Niva and Yotam Kay of Pakaraka Permaculture on the Coromandel Peninsula share their long experience of organic gardening in this comprehensive book on how to create and maintain a productive and regenerative vegetable garden. Taking care of the soil life and fertility provides plants with what they need to thrive. The book reflects in the latest scientific research on soil health, ecological and regenerative practices. 

I Saw the Dog: How language works by Alexandra Aikhenvald            $33
 Every language in the world shares a few common features: we can ask a question, say something belongs to us, and tell someone what to do. But beyond that, our languages are richly and almost infinitely varied: a French speaker can't conceive of a world that isn't split into un and une, male and female, while Estonians have only one word for both men and women: tema. In Dyirbal, an Australian language, things might be masculine, feminine, neuter — or edible vegetable.

We All Play by Julie Flett          $30
A beautifully illustrated picture books gently encouraging an appreciation of nature, animals, seasons, and intergenerational friendship. Includes a glossary of Cree words for the various animals that appear in the book. 
Landfall 241 edited by Emma Neale            $30
Results from the 2021 Charles Brasch Young Writers' Essay Competition as well as new writing from established and new voices — work ranging from the wry, ludic and lyrical, to gripping body horror as social commentary — reviews of New Zealand books, and art by Claire Beynon, Ewan McDougall, and Bridget Reweti.

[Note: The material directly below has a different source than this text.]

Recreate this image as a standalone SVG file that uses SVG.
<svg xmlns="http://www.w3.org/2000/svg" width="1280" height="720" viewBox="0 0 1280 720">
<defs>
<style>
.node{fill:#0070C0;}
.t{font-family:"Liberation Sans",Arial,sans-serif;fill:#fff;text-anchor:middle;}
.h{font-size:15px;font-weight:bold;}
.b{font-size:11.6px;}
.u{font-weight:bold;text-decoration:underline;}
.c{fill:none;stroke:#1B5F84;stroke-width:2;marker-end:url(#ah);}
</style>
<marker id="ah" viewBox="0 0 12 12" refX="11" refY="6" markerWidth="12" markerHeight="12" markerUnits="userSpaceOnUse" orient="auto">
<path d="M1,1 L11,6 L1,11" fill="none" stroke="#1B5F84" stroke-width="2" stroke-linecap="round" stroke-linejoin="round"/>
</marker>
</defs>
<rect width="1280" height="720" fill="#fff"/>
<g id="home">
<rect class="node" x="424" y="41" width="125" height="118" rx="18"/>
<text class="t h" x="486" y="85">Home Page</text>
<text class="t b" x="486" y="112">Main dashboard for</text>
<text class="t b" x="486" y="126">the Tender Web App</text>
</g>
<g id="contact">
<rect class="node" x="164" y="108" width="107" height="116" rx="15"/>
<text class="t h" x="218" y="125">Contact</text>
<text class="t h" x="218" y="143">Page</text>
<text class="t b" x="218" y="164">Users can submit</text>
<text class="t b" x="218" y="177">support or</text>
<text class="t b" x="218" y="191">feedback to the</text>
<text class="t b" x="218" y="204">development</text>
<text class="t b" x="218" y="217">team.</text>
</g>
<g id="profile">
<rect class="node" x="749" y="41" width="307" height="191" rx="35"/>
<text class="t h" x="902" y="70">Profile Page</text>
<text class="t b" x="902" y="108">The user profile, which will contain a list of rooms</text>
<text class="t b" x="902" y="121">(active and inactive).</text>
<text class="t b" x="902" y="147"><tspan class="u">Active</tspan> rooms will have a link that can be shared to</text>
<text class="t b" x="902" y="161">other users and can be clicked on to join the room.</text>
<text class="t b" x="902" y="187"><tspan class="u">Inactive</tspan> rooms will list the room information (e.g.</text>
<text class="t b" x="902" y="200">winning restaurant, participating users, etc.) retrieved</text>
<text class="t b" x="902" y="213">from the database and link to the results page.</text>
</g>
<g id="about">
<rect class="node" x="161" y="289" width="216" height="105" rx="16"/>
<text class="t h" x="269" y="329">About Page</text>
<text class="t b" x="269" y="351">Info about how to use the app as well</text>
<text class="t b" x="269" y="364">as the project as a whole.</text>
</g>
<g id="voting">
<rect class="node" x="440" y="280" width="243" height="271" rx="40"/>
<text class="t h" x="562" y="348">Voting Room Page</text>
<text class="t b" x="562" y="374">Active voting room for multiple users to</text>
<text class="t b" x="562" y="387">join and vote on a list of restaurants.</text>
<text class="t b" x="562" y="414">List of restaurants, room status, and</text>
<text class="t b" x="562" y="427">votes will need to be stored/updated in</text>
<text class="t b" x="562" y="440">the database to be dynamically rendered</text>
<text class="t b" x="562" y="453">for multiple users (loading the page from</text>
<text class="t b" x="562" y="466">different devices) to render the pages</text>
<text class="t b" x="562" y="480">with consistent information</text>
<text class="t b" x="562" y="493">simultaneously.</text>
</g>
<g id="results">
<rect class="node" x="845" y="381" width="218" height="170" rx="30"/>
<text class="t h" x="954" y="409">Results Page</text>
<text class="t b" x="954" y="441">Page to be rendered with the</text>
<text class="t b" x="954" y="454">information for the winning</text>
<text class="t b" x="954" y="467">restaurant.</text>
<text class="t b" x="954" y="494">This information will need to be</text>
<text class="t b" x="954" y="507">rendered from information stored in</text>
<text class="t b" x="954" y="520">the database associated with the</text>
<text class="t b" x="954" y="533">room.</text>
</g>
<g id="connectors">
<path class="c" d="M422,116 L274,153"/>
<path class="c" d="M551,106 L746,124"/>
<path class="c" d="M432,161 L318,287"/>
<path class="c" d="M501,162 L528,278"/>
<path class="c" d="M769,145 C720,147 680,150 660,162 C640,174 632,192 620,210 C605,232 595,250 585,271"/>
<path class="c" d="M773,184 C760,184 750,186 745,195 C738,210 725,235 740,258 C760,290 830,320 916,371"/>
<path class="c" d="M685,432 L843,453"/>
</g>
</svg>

Bookstores: A celebration of independent booksellers by Horst A. Friedrichs and Stuart Husband          $100
Pay a photographic visit to a variety of new, second-hand and antiquarian bookshops, mostly in the US, the UK and Europe, in this sumptuous book. 

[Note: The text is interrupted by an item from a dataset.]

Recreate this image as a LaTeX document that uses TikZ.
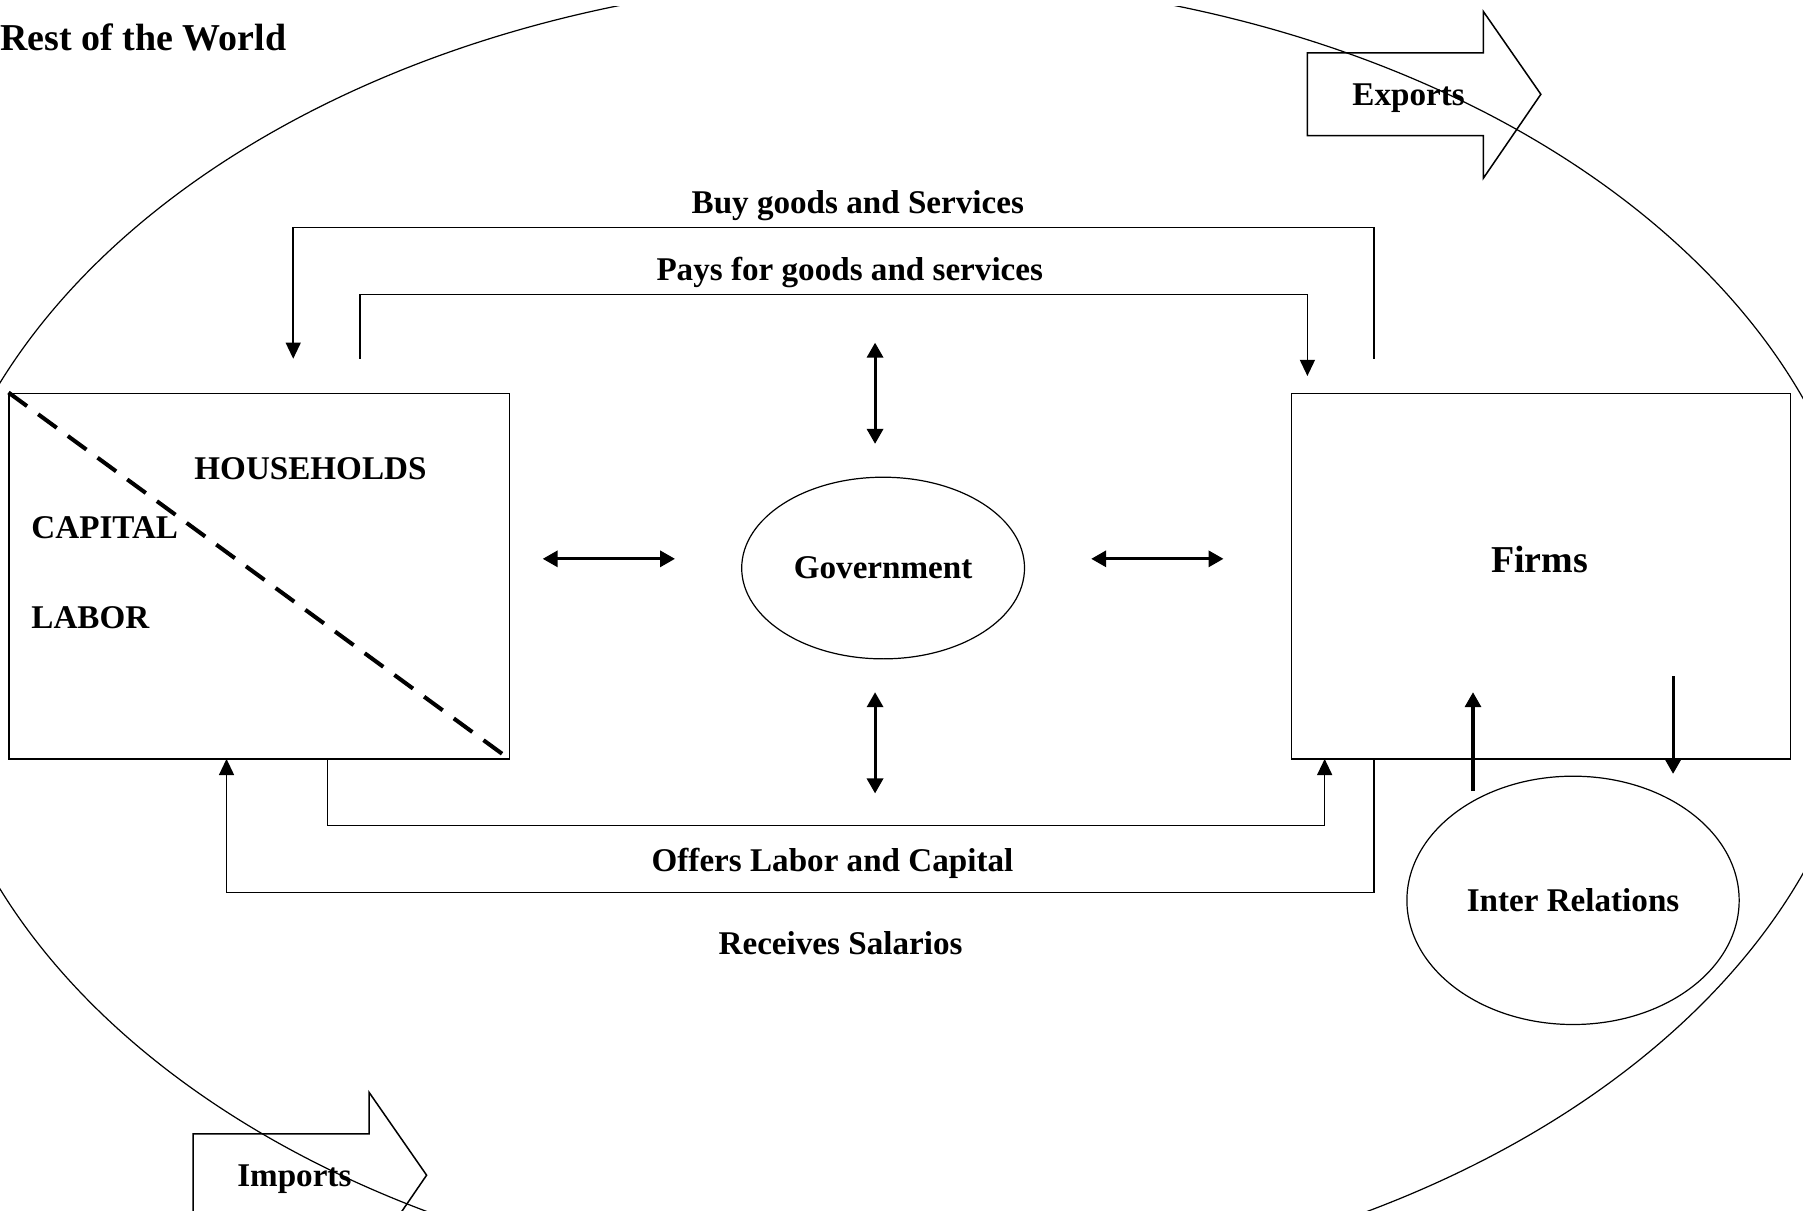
\documentclass[tikz,border=0pt]{standalone}
\usepackage{fontspec}
\setmainfont{Liberation Serif}
\usepackage{tikz}
\usetikzlibrary{arrows.meta,shapes.geometric}

\begin{document}
\begin{tikzpicture}[x=0.02cm, y=-0.02cm,
  lbl/.style={font=\bfseries\fontsize{16.4}{18}\selectfont, inner sep=0pt},
  bigl/.style={font=\bfseries\fontsize{18.8}{21}\selectfont, inner sep=0pt},
  box/.style={draw, line width=0.75pt, inner sep=0pt},
  oval/.style={draw, ellipse, line width=0.6pt, inner sep=0pt},
  flow/.style={line width=0.75pt, -{Triangle[length=0.28cm,width=0.26cm]}},
  link/.style={line width=1.5pt, {Triangle[length=0.26cm,width=0.28cm]}-{Triangle[length=0.26cm,width=0.28cm]}},
  feed/.style={line width=1.5pt, -{Triangle[length=0.26cm,width=0.28cm]}},
  dashline/.style={line width=2pt, dash pattern=on 0.4cm off 0.24cm},
  bigarrow/.style={line width=0.75pt, line join=miter}]

\useasboundingbox (0,0) rectangle (1568,1053);

\begin{scope}
\clip (0,6) rectangle (1568,1053);
\node (world) at (780,553) [oval, minimum width=33.8cm, minimum height=22.88cm]{};
\end{scope}
\node (title) at (0,44) [bigl, anchor=base west]{Rest of the World};

\begin{scope}
\clip (0,0) rectangle (1568,1053);
\draw[bigarrow] (1137,46) -- (1290,46) -- (1290,10) -- (1340,82) -- (1290,155) -- (1290,118) -- (1137,118) -- cycle;
\draw[bigarrow] (168,986) -- (321,986) -- (321,950) -- (371,1022) -- (321,1095) -- (321,1059) -- (168,1059) -- cycle;
\end{scope}
\node (exports) at (1225,92) [lbl, anchor=base]{Exports};
\node (imports) at (256,1032) [lbl, anchor=base]{Imports};

\node (hh) at (225.5,501) [box, minimum width=8.7cm, minimum height=6.36cm]{};
\draw[dashline] (hh.north west) -- (hh.south east);
\node (hhlbl) at (270,417) [lbl, anchor=base]{HOUSEHOLDS};
\node (capital) at (27,468) [lbl, anchor=base west]{CAPITAL};
\node (labor) at (27,547) [lbl, anchor=base west]{LABOR};

\node (firms) at (1340,501) [box, minimum width=8.68cm, minimum height=6.36cm]{};
\node (firmslbl) at (1339,498) [bigl, anchor=base]{Firms};

\node (gov) at (768,494) [oval, lbl, minimum width=4.92cm, minimum height=3.16cm]{Government};
\node (inter) at (1368,783) [oval, lbl, minimum width=5.78cm, minimum height=4.32cm]{Inter Relations};

\coordinate (hgL) at (472,486);
\coordinate (hgR) at (587,486);
\coordinate (gfL) at (949,486);
\coordinate (gfR) at (1064,486);
\coordinate (gT1) at (761,298);
\coordinate (gT2) at (761,386);
\coordinate (gB1) at (761,602);
\coordinate (gB2) at (761,690);
\draw[link] (hgL) -- (hgR);
\draw[link] (gfL) -- (gfR);
\draw[link] (gT1) -- (gT2);
\draw[link] (gB1) -- (gB2);

\coordinate (buyA) at (1195,312);
\coordinate (buyB) at (1195,198);
\coordinate (buyC) at (255,312);
\draw[flow] (buyA) -- (buyB) -| (buyC);
\node (buy) at (746,186) [lbl, anchor=base]{Buy goods and Services};

\coordinate (payA) at (313,312);
\coordinate (payB) at (313,256);
\coordinate (payC) at (1137,327);
\draw[flow] (payA) -- (payB) -| (payC);
\node (pay) at (739,244) [lbl, anchor=base]{Pays for goods and services};

\coordinate (offA) at (285,660);
\coordinate (offB) at (285,718);
\coordinate (offC) at (1152,660);
\draw[flow] (offA) -- (offB) -| (offC);
\node (offers) at (724,758) [lbl, anchor=base]{Offers Labor and Capital};

\coordinate (recA) at (1195,660);
\coordinate (recB) at (1195,776);
\coordinate (recC) at (197,660);
\draw[flow] (recA) -- (recB) -| (recC);
\node (receives) at (731,830) [lbl, anchor=base]{Receives Salarios};

\coordinate (irU1) at (1281,688);
\coordinate (irU2) at (1281,602);
\coordinate (irD1) at (1455,588);
\coordinate (irD2) at (1455,673);
\draw[feed] (irU1) -- (irU2);
\draw[feed] (irD1) -- (irD2);

\end{tikzpicture}
\end{document}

On the Suffering of the World by Arthur Schopenhauer, edited by Eugene Thacker         $30
Schopenhauer's later writings mark a shift towards a philosophy of aphorisms, fragments, anecdotes and observations, written in a literary style that is by turns antagonistic, resigned, confessional, and filled with all the fragile contours of an intellectual memoir. Here Schopenhauer allows himself to pose challenging questions regarding the fate of the human species, the role of suffering in the world, and the rift between self and world that increasingly has come to define human existence, to this day. It is these writings of Schopenhauer that later generations of artists, poets, musicians, and philosophers would identify as exemplifying the pessimism of their era, and perhaps of our own as well. On the Suffering of the World is presented with an introduction that places Schopenhauer's thought in its intellectual context, while also connecting it to contemporary concerns over climate change, the anthropocene, and the spectre of human extinction.
>>A few cheerful words by Thomas. 
The Lost Soul by Olga Tokarczuk, illustrated by Joanna Concejo          $38
The first picture book from the Nobel Prize-winning writer is a quiet meditation on happiness following the life of a busy man who loses his soul, beautifully illustrated by Concejo.